Please find all lines in the data that hold the string "Clone" and copy them.

+ + + + + + +

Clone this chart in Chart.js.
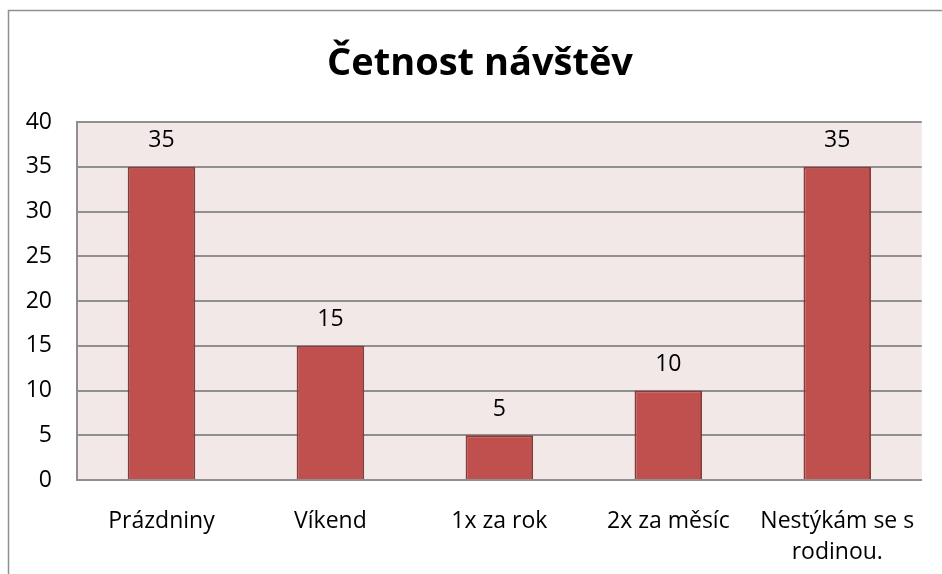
<!DOCTYPE html>
<html>
<head>
<meta charset="utf-8">
<script src="https://cdn.jsdelivr.net/npm/chart.js@4/dist/chart.umd.min.js"></script>
<style>
    html, body { margin: 0; padding: 0; background: #fff; }
    #wrap { width: 942px; height: 574px; }
</style>
</head>
<body>
<div id="wrap"><canvas class="js-chart" width="942" height="574"></canvas></div>
<script>
const ctx = document.querySelector('.js-chart').getContext('2d');
const FONT = '"Open Sans", sans-serif';

const chartTitle = 'Četnost návštěv';
const categories = ['Prázdniny', 'Víkend', '1x za rok', '2x za měsíc', ['Nestýkám se s', 'rodinou.']];
const visits = [35, 15, 5, 10, 35];
const yTicks = [0, 5, 10, 15, 20, 25, 30, 35, 40];

// plot background, outer frame and title
const backdrop = {
    id: 'backdrop',
    beforeDraw(chart) {
        const c = chart.ctx;
        const a = chart.chartArea;
        c.save();
        c.fillStyle = '#f2e8e8';
        c.fillRect(a.left, a.top, a.right - a.left, a.bottom - a.top);
        c.strokeStyle = '#8f8f8f';
        c.lineWidth = 1.5;
        c.strokeRect(8.5, 10.5, 1000, 1000);

        c.fillStyle = '#000';
        c.font = 'bold 38px ' + FONT;
        c.textAlign = 'center';
        c.textBaseline = 'alphabetic';
        c.fillText(chartTitle, 480, 75);
        c.restore();
    },
};

// values above the bars
const valueLabels = {
    id: 'valueLabels',
    afterDatasetsDraw(chart) {
        const c = chart.ctx;
        c.save();
        c.font = '23px ' + FONT;
        c.fillStyle = '#000';
        c.textAlign = 'center';
        c.textBaseline = 'middle';
        chart.getDatasetMeta(0).data.forEach((bar, i) => {
            c.fillText(String(visits[i]), bar.x, bar.y - 26);
        });
        c.restore();
    },
};

new Chart(ctx, {
    type: 'bar',
    data: {
        labels: categories,
        datasets: [
            {
                data: visits,
                backgroundColor: '#c0504d',
                borderColor: '#8c3a38',
                borderWidth: 2,
                borderSkipped: 'bottom',
                barPercentage: 0.4,
                categoryPercentage: 1,
            },
        ],
    },
    options: {
        responsive: false,
        animation: false,
        layout: { padding: { left: 0, right: 18, top: 122, bottom: 0 } },
        plugins: {
            legend: { display: false },
            tooltip: { enabled: false },
            title: { display: false },
        },
        scales: {
            x: {
                grid: { display: false, drawTicks: false },
                border: { display: true, color: '#8f8f8f', width: 2 },
                ticks: {
                    color: '#000',
                    font: { family: FONT, size: 23, lineHeight: 1.35 },
                    padding: 26,
                    maxRotation: 0,
                    autoSkip: false,
                },
                afterFit(scale) {
                    scale.height = 94;
                },
            },
            y: {
                min: 0,
                max: 40,
                afterBuildTicks(scale) {
                    scale.ticks = yTicks.map(value => ({ value }));
                },
                grid: { color: '#8f8f8f', lineWidth: 2, drawTicks: false },
                border: { display: true, color: '#8f8f8f', width: 2 },
                ticks: {
                    color: '#000',
                    font: { family: FONT, size: 23 },
                    padding: 25,
                },
                afterFit(scale) {
                    scale.width = 77;
                },
            },
        },
    },
    plugins: [backdrop, valueLabels],
});
</script>
</body>
</html>
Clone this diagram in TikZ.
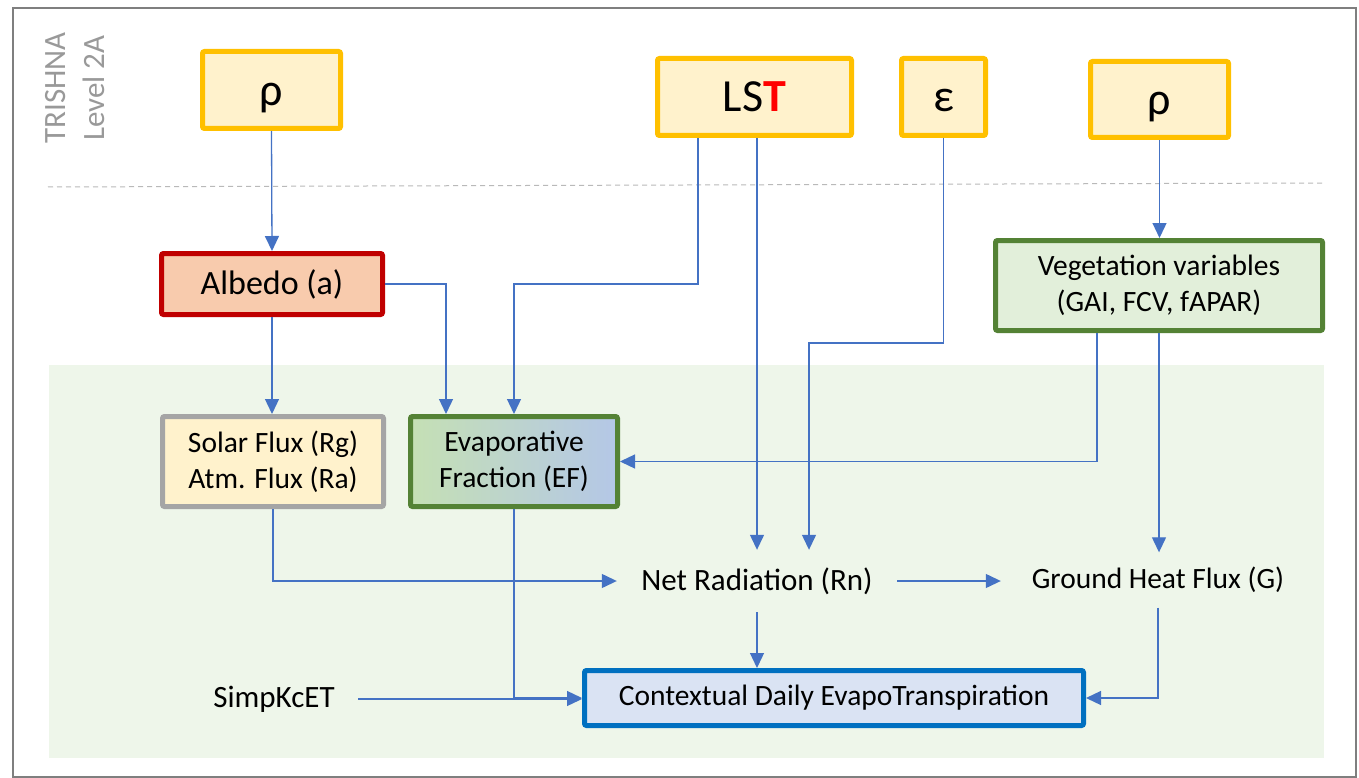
\documentclass[tikz,border=0pt]{standalone}
\usepackage{fontspec}
\setmainfont{Carlito}
\usetikzlibrary{arrows.meta,calc}
\definecolor{inorange}{HTML}{FFC000}
\definecolor{infill}{HTML}{FFF2CC}
\definecolor{albred}{HTML}{C00000}
\definecolor{albfill}{HTML}{F8CBAD}
\definecolor{vgreen}{HTML}{548235}
\definecolor{vfill}{HTML}{E2EFDA}
\definecolor{sgray}{HTML}{A5A5A5}
\definecolor{efleft}{HTML}{C5E0B4}
\definecolor{efright}{HTML}{B4C7E7}
\definecolor{ctxblue}{HTML}{0070C0}
\definecolor{ctxfill}{HTML}{DAE3F3}
\definecolor{arrowblue}{HTML}{4472C4}
\definecolor{bggreen}{HTML}{EEF6EA}
\definecolor{framegray}{HTML}{7F7F7F}
\definecolor{lvlgray}{HTML}{999999}
\definecolor{lstred}{HTML}{FF0000}
\newcommand\fmain{\fontsize{29.5}{36}\selectfont}
\newcommand\fmid{\fontsize{31}{38.5}\selectfont}
\newcommand\falb{\fontsize{34}{40}\selectfont}
\newcommand\fbig{\fontsize{46}{50}\selectfont}
\begin{document}
\begin{tikzpicture}[x=1pt,y=-1pt,
  box/.style={draw, line width=5pt, rounded corners=2pt, align=center, inner sep=0pt, text=black, font=\fmain},
  inbox/.style={box, draw=inorange, fill=infill, minimum height=77pt, font=\fbig},
  conn/.style={draw=arrowblue, line width=1.3pt, -{Triangle[length=15pt,width=14pt]}},
  plain/.style={inner sep=0pt, align=center, text=black, font=\fmain}]
\useasboundingbox (0,0) rectangle (1359,778);
\fill[white] (0,0) rectangle (1359,778);
\fill[bggreen] (49,365) rectangle (1324,758);
\draw[framegray, line width=2pt] (13,8) rectangle (1356,777);
\draw[gray!55, line width=1pt, dash pattern=on 5pt off 4pt] (48,187) -- (1323,183);

\node[rotate=90, align=center, text=lvlgray, inner sep=0pt, font=\fmid] (lvl) at (75,88) {TRISHNA\\Level 2A};

\node[inbox, minimum width=138pt] (rho1) at (271.5,90) {\rule{0pt}{38pt}ρ};
\node[inbox, minimum width=194pt] (LST) at (754.5,97) {LS\textcolor{lstred}{\textbf{T}}};
\node[inbox, minimum width=84pt] (eps) at (943.5,97) {\rule{0pt}{30pt}ε};
\node[inbox, minimum width=138pt, minimum height=76pt] (rho2) at (1159.5,99.5) {\rule{0pt}{38pt}ρ};

\node[box, draw=albred, fill=albfill, minimum width=221pt, minimum height=61pt, font=\falb] (alb) at (272,284) {Albedo (a)};
\node[box, draw=vgreen, fill=vfill, minimum width=327pt, minimum height=90pt] (veg) at (1159,285.5) {Vegetation variables\\(GAI, FCV, fAPAR)};
\node[box, draw=sgray, fill=infill, minimum width=221pt, minimum height=90pt] (sol) at (273,461.5) {Solar Flux (Rg)\\Atm. Flux (Ra)};
\node[box, draw=vgreen, left color=efleft, right color=efright, minimum width=207pt, minimum height=90pt] (EF) at (514,461.5) {Evaporative\\Fraction (EF)};
\node[box, draw=ctxblue, fill=ctxfill, minimum width=499pt, minimum height=55pt] (ctx) at (834,698) {Contextual Daily EvapoTranspiration};

\node[plain, minimum width=280pt, minimum height=62pt, font=\fmid] (NR) at (757,581) {Net Radiation (Rn)};
\node[plain, minimum width=314pt, minimum height=55pt] (GH) at (1158,580) {Ground Heat Flux (G)};
\node[plain, minimum width=168pt, minimum height=40pt, font=\fmid] (sk) at (274,699) {SimpKcET};

\coordinate (b1) at (514,284);
\coordinate (b2) at (809,343);

\draw[conn] (rho1.south) -- (alb.north);
\draw[conn] (alb.south) -- (alb.south |- sol.north);
\draw[conn] (alb.east) -| ([xshift=-68pt]EF.north);
\draw[conn] ([xshift=-56.5pt]LST.south) |- (b1) -- (EF.north);
\draw[conn] (LST.south -| NR.north) -- (NR.north);
\draw[conn] (eps.south) |- (b2) -- (b2 |- NR.north);
\draw[conn] (rho2.south) -- (rho2.south |- veg.north);
\draw[conn] ([xshift=-62pt]veg.south) |- (EF.east);
\draw[conn] (veg.south) -- (veg.south |- GH.north);
\draw[conn] (sol.south) |- (NR.west);
\draw[conn] (NR.east) -- (NR.east -| GH.west);
\draw[conn] (NR.south) -- (NR.south |- ctx.north);
\draw[conn] (EF.south) |- (ctx.west);
\draw[conn] (sk.east) -- (sk.east -| ctx.west);
\draw[conn] (GH.south) |- (ctx.east);
\end{tikzpicture}
\end{document}
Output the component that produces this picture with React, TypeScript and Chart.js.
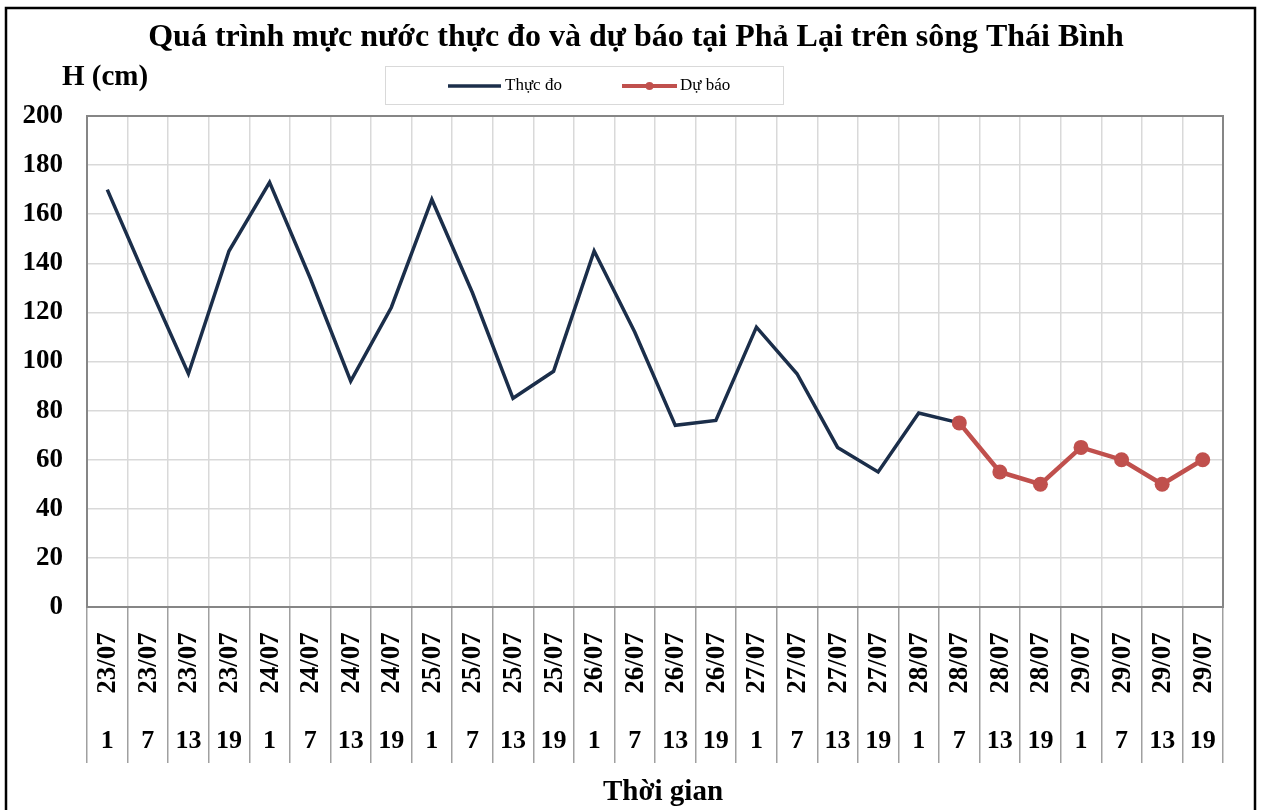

+ + + + + + +

→ TASK RESPONSE
Clone this chart in Chart.js.
Clone this diagram in TikZ.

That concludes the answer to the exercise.